30年日本史00527【鎌倉初期】重衡の最期
さて、一ノ谷の戦いで捕虜となった平重衡は伊豆国で過ごしていましたが、南都の僧兵たちがしきりに
「重衡を引き渡せ」
と要求するので、引き渡されることとなりました。元暦2(1185)年6月、重衡は伊豆から南都に向けて護送されます。
重衡といえば、南都焼き討ちの張本人であり、東大寺・興福寺とも激しい憎悪を持っています。引き渡されればどんな拷問を受けるか分かりません。
重衡の妻は藤原輔子(ふじわらのすけこ)と言って、壇ノ浦の戦いの後は近江日野(滋賀県日野町)に引き籠もって暮らしていました。伊豆から南都に向かう最中、日野を通ったので、重衡は護送の武士に
「私には子がないので思い残すことはないのですが、この近くに妻がおりますので今一度対面して、後の供養のことなどを申し伝えておきたいと思います」
と願い出て、これが許されました。
一行が屋敷の前まで行って輔子を呼んだところ、輔子は
「夢かうつつか」
と涙を流して重衡を招き入れました。重衡は、
「出家して髪を残したいがそれも叶わないから」
と前髪を噛み切って輔子に渡し、形見としました。

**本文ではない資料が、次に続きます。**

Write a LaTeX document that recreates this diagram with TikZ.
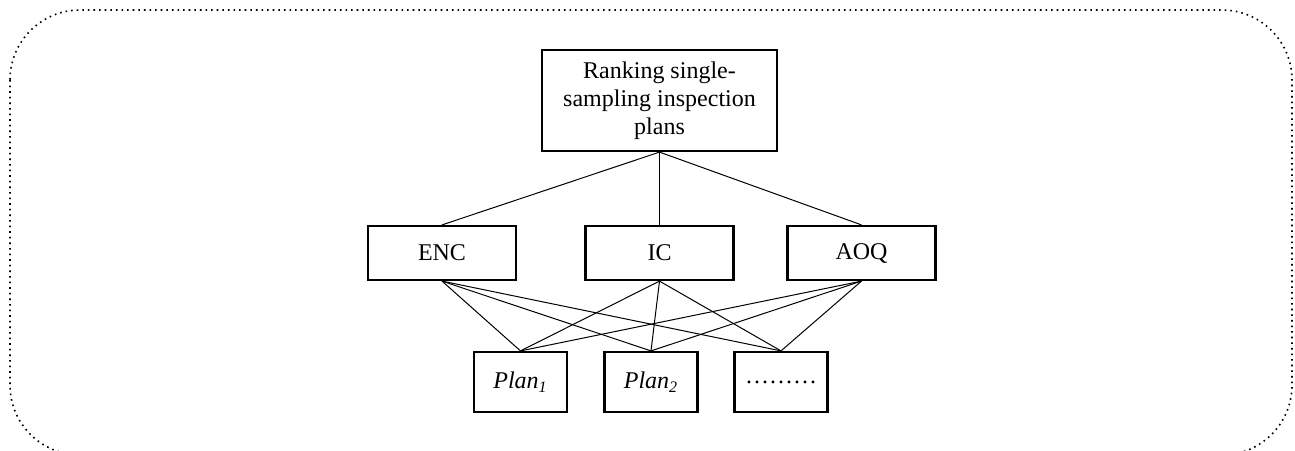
\documentclass[tikz,border=0pt]{standalone}
\usepackage{fontspec}
\setmainfont{Liberation Serif}
\tikzstyle{crit} = [draw, line width=1.1pt, minimum width=74pt, minimum height=27pt, inner sep=0pt]
\tikzstyle{goal} = [draw, line width=1.1pt, minimum width=117.5pt, minimum height=50.5pt, inner sep=0pt, align=center]
\tikzstyle{plan} = [draw, line width=1.1pt, minimum width=46.5pt, minimum height=30pt, inner sep=0pt]
\tikzstyle{link} = [line width=0.5pt]
\begin{document}
\begin{tikzpicture}[x=0.5pt, y=-0.5pt, font=\fontsize{12}{14}\selectfont]
\useasboundingbox (0,0) rectangle (1295,450);
\clip (0,0) rectangle (1295,450);
% frame
\draw[line width=0.8pt, dotted, rounded corners=35pt] (10,10) rectangle (1292,455);
% goal
\node[goal] (rank) at (659.5,100.5) {Ranking single-\\sampling inspection\\plans};
% criteria
\node[crit] (enc) at (442,253) {ENC};
\node[crit] (ic) at (659.5,253) {IC};
\node[crit] (aoq) at (861.5,253) {AOQ};
% alternatives
\node[plan] (p1) at (520.5,382) {\textit{Plan}\textsubscript{\textit{1}}};
\node[plan] (p2) at (651,382) {\textit{Plan}\textsubscript{\textit{2}}};
\node[plan] (pn) at (781,382) {………};
% links
\foreach \c in {enc,ic,aoq}
    \draw[link] (rank.south) -- (\c.north);
\foreach \c in {enc,ic,aoq}
    \foreach \p in {p1,p2,pn}
        \draw[link] (\c.south) -- (\p.north);
\end{tikzpicture}
\end{document}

重衡は最後に、
「縁があればまた来世に会えるだろう」
と言い残して立ち去りました。
輔子は後を追うこともできず、大声で泣き伏し、その声を聞いた重衡は会うべきではなかったかと後悔しました。
6月22日、重衡は東大寺・興福寺の使者に引き渡されました。僧兵たちは
「のこぎり引きにするか、堀首にするか」
などと拷問の方法を話し合っていましたが、老僧がやって来て
「仏に仕える者としてそのような方法は取るべきではない。木津川で普通に斬首すべきだ」
と主張し、そのとおりに決定されました。
6月23日、重衡は木津川の河原に連行されました。近辺の寺から阿弥陀仏を借りてきて、その前で念仏を唱え、斬首されました。
鎌倉で重衡と恋に落ちた千手の前は、信濃の善光寺(長野市)に入って重衡の菩提を弔いましたが、文治4(1188)年4月25日に24歳の若さで死去しました。鎌倉の人々は、嘆きが積み重なって早世したのだろうと噂したといいます。